• DATA RECORDS:
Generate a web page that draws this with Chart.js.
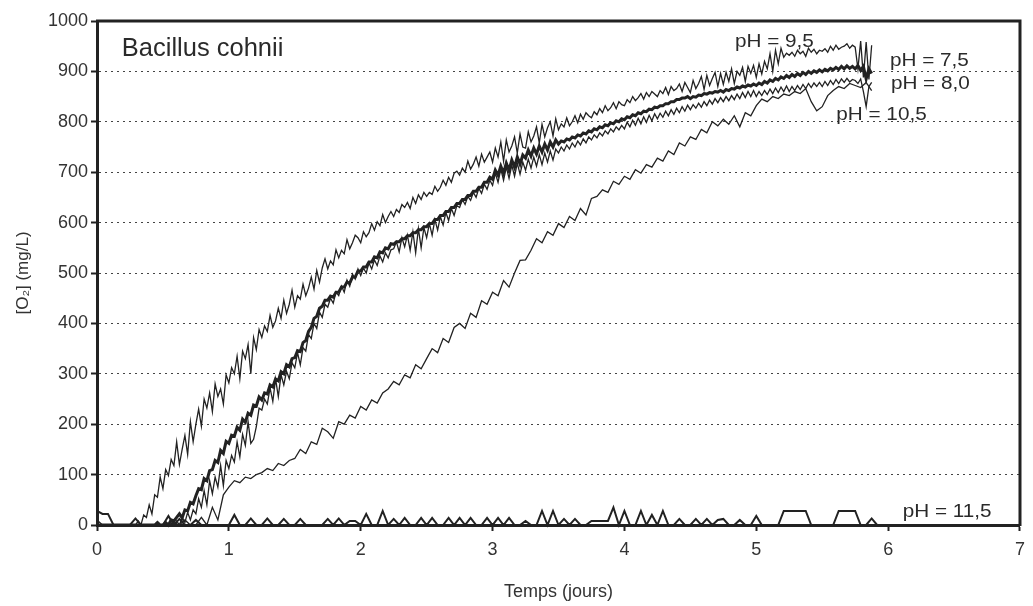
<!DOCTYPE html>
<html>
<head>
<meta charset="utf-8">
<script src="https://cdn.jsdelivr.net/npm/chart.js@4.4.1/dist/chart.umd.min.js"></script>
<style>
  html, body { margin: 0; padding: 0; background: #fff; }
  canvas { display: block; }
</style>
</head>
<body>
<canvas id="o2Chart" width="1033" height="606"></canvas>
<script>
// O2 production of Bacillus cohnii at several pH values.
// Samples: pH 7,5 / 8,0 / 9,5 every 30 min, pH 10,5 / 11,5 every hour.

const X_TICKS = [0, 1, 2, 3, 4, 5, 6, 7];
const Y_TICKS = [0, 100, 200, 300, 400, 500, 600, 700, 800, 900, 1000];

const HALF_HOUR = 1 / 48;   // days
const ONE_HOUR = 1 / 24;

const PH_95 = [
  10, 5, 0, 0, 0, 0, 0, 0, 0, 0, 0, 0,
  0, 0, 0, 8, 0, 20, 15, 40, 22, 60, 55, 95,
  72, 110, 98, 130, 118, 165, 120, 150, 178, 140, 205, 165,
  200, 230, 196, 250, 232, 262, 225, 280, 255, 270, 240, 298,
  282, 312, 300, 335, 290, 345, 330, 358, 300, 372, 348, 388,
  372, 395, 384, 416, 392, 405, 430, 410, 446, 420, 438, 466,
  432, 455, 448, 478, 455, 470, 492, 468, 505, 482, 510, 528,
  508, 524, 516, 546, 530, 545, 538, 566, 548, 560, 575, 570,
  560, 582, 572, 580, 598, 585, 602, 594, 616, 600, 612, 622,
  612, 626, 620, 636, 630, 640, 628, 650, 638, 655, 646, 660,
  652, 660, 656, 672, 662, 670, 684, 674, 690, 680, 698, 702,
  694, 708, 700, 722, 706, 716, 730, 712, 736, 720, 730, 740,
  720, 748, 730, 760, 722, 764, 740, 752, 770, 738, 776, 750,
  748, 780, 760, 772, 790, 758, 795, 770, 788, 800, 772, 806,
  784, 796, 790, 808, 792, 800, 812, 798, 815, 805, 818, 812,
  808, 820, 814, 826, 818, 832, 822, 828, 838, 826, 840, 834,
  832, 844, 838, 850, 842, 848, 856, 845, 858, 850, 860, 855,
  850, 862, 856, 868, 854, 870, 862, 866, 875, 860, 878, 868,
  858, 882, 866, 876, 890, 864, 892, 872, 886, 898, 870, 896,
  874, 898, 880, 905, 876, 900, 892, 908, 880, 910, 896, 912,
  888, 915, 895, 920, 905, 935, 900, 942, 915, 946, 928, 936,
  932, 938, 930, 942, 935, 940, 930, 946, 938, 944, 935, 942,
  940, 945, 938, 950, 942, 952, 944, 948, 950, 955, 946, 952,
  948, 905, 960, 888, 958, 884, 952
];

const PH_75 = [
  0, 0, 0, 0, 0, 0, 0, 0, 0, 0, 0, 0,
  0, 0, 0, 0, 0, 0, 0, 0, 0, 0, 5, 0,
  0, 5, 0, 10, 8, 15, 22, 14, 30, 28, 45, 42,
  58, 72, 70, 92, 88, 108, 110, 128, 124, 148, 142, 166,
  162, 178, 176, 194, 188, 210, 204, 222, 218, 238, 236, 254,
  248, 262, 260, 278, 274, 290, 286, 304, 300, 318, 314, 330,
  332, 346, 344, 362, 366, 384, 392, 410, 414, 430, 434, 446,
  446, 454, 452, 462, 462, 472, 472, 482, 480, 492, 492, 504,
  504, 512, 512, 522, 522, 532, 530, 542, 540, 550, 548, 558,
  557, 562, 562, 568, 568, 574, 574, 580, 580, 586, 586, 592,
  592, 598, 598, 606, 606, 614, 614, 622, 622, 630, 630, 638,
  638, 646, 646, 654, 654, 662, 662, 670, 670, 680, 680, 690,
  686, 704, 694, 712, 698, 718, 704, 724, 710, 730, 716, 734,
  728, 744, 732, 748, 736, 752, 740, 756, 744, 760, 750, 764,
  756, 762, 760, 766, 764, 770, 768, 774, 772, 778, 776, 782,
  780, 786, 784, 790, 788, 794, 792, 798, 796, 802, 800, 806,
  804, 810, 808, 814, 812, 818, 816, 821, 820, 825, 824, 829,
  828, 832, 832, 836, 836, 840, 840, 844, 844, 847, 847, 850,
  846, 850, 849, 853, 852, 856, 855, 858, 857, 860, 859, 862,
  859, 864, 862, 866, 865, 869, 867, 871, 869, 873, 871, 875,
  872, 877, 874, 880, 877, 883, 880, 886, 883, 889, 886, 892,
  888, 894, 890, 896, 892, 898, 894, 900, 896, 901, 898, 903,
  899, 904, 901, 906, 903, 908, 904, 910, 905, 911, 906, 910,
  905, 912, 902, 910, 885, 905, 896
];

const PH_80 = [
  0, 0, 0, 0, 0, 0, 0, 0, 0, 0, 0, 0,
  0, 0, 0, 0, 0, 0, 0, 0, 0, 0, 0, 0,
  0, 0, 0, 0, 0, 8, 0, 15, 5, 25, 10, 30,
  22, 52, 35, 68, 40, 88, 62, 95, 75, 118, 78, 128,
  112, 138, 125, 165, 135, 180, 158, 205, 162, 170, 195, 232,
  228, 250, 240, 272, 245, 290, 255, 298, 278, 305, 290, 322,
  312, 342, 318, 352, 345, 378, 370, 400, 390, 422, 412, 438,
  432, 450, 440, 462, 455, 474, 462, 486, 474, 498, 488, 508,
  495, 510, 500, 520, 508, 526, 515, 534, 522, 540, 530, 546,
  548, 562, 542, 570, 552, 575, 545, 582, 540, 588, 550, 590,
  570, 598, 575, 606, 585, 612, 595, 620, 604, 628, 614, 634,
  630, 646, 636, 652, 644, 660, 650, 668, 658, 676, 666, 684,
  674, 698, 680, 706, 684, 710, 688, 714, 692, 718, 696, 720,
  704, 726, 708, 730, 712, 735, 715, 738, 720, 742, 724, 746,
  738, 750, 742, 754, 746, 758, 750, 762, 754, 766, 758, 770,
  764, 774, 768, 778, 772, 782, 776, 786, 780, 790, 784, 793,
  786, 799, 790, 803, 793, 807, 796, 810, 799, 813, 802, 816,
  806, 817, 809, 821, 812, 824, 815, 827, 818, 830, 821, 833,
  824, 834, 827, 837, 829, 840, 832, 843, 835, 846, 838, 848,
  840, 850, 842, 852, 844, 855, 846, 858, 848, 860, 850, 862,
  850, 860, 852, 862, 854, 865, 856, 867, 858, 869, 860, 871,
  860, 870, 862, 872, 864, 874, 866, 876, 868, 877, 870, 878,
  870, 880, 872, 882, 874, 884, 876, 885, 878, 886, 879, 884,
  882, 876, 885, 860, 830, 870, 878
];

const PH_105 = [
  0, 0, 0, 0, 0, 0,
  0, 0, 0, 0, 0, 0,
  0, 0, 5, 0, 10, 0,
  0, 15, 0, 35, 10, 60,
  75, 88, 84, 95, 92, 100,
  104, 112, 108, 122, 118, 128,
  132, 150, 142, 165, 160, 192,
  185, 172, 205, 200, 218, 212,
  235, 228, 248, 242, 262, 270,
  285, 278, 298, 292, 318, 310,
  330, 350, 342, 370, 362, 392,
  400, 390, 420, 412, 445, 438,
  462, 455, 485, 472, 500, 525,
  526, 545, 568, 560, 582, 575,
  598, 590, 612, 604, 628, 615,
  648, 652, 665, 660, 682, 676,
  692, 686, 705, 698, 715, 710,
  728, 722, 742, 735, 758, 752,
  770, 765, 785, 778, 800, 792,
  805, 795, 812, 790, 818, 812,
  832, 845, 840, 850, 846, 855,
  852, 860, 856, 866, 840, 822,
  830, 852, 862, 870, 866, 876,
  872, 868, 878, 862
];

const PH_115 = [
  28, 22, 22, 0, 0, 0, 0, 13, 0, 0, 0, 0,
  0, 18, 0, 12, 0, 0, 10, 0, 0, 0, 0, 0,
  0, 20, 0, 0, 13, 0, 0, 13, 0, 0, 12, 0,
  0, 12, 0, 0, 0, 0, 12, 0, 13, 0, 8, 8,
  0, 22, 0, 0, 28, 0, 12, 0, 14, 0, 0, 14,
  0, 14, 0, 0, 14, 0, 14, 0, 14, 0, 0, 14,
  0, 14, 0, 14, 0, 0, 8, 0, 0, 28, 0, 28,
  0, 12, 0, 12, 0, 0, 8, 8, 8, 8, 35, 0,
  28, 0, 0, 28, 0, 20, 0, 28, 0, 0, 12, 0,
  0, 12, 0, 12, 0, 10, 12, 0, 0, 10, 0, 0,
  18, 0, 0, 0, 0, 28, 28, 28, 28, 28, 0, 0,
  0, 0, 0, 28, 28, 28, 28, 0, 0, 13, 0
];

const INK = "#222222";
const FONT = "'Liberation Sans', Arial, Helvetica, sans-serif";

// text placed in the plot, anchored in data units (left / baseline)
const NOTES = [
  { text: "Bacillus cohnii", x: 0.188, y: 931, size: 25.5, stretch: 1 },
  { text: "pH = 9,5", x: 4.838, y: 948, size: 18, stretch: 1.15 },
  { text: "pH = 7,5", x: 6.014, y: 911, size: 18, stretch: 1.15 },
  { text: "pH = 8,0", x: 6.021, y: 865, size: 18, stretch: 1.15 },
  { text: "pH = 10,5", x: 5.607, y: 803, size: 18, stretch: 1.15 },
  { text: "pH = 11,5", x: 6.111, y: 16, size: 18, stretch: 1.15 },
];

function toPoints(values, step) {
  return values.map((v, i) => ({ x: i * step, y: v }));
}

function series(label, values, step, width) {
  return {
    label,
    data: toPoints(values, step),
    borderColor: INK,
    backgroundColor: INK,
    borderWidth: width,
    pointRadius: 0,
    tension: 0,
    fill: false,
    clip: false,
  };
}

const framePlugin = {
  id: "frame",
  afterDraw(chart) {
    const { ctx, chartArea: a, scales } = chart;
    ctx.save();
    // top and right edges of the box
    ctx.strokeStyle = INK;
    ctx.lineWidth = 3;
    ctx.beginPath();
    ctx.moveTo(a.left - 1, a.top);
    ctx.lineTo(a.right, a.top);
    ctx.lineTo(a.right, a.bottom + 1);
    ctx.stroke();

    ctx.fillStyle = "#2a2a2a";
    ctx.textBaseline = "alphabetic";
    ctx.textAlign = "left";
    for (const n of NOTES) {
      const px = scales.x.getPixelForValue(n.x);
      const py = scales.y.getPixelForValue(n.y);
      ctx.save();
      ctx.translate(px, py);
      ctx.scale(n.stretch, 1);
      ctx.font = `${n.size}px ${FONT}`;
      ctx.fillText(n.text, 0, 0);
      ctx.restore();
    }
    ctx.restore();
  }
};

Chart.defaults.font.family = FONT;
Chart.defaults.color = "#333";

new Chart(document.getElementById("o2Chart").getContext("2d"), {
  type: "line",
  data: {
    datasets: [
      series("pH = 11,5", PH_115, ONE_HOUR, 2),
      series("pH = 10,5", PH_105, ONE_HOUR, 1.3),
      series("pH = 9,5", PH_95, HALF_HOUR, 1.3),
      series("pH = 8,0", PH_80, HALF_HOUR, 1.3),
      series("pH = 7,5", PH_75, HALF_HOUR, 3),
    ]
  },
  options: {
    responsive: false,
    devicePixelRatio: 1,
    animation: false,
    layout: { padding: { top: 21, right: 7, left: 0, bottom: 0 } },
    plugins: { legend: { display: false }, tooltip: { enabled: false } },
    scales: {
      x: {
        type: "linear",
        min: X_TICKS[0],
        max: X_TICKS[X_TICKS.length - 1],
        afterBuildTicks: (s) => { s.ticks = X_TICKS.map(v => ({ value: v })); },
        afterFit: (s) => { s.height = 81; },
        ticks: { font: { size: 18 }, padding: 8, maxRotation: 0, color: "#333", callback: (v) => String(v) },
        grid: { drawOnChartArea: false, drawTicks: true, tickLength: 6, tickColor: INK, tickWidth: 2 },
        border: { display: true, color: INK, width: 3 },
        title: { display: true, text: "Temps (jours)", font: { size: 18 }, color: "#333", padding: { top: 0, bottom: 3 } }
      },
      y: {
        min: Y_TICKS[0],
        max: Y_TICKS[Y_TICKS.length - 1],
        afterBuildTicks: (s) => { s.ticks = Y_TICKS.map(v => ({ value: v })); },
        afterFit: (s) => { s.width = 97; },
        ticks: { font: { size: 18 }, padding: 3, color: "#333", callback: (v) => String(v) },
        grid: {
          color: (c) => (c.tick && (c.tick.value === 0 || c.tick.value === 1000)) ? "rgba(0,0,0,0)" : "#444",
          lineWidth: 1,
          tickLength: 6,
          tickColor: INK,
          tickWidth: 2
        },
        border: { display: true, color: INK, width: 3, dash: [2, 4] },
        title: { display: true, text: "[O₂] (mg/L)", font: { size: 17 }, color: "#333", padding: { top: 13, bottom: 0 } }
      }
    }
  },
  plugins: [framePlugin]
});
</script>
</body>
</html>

...

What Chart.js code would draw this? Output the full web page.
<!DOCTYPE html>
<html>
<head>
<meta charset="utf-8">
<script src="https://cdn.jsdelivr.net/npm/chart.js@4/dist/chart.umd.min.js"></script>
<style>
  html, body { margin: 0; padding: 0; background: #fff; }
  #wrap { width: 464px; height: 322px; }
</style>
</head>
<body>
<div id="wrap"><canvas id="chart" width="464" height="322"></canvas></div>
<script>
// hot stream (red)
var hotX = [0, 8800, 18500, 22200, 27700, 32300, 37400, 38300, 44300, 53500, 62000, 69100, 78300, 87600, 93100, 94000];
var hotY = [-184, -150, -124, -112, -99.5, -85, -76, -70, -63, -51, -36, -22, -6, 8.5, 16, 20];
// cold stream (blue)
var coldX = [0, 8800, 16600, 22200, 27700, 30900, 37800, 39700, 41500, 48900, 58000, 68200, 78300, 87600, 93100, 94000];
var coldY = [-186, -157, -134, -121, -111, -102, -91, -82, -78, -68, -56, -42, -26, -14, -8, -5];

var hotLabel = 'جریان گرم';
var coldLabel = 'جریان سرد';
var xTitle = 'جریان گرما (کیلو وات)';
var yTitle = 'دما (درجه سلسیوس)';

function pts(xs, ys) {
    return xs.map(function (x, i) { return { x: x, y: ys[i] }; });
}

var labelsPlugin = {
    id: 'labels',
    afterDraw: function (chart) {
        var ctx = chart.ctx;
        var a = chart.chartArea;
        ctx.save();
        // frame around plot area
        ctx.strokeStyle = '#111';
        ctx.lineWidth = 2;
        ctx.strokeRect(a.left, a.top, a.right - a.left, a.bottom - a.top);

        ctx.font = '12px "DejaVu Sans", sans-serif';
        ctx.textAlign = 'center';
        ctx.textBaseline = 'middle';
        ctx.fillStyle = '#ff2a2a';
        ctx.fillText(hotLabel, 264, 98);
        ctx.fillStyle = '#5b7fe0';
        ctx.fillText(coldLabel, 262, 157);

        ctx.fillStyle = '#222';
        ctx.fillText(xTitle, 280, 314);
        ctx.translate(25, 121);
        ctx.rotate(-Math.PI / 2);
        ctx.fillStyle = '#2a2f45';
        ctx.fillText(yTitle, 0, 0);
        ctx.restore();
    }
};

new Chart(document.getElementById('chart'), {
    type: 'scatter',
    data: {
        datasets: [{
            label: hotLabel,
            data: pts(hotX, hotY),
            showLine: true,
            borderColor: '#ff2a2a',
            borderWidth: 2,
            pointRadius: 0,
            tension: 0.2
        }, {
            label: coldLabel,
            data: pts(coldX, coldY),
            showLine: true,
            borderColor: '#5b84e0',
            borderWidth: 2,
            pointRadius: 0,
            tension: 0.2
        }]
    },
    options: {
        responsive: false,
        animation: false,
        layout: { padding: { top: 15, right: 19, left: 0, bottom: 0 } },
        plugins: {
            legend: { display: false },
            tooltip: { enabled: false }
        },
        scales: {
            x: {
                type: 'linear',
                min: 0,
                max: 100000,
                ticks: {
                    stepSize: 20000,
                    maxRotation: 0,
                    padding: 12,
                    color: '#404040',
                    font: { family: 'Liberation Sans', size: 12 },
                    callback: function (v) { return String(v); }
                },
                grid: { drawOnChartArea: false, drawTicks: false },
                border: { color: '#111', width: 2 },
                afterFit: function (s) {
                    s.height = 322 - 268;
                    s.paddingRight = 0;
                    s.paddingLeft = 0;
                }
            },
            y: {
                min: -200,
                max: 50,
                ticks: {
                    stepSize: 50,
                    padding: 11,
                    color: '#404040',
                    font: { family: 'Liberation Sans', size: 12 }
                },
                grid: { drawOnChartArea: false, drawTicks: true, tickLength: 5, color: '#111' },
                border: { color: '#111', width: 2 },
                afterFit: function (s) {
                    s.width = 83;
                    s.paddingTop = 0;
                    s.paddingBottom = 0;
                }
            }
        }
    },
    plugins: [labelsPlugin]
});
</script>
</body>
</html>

• GOAL OF THE EXERCISE:
Pictures in the material above should be skipped; print exactly the lines from the one with "Generate a web" through the one with "const ONE_HOUR = 1 / 24;".

• ANSWER IN FULL:
Generate a web page that draws this with Chart.js.
<!DOCTYPE html>
<html>
<head>
<meta charset="utf-8">
<script src="https://cdn.jsdelivr.net/npm/chart.js@4.4.1/dist/chart.umd.min.js"></script>
<style>
  html, body { margin: 0; padding: 0; background: #fff; }
  canvas { display: block; }
</style>
</head>
<body>
<canvas id="o2Chart" width="1033" height="606"></canvas>
<script>
// O2 production of Bacillus cohnii at several pH values.
// Samples: pH 7,5 / 8,0 / 9,5 every 30 min, pH 10,5 / 11,5 every hour.

const X_TICKS = [0, 1, 2, 3, 4, 5, 6, 7];
const Y_TICKS = [0, 100, 200, 300, 400, 500, 600, 700, 800, 900, 1000];

const HALF_HOUR = 1 / 48;   // days
const ONE_HOUR = 1 / 24;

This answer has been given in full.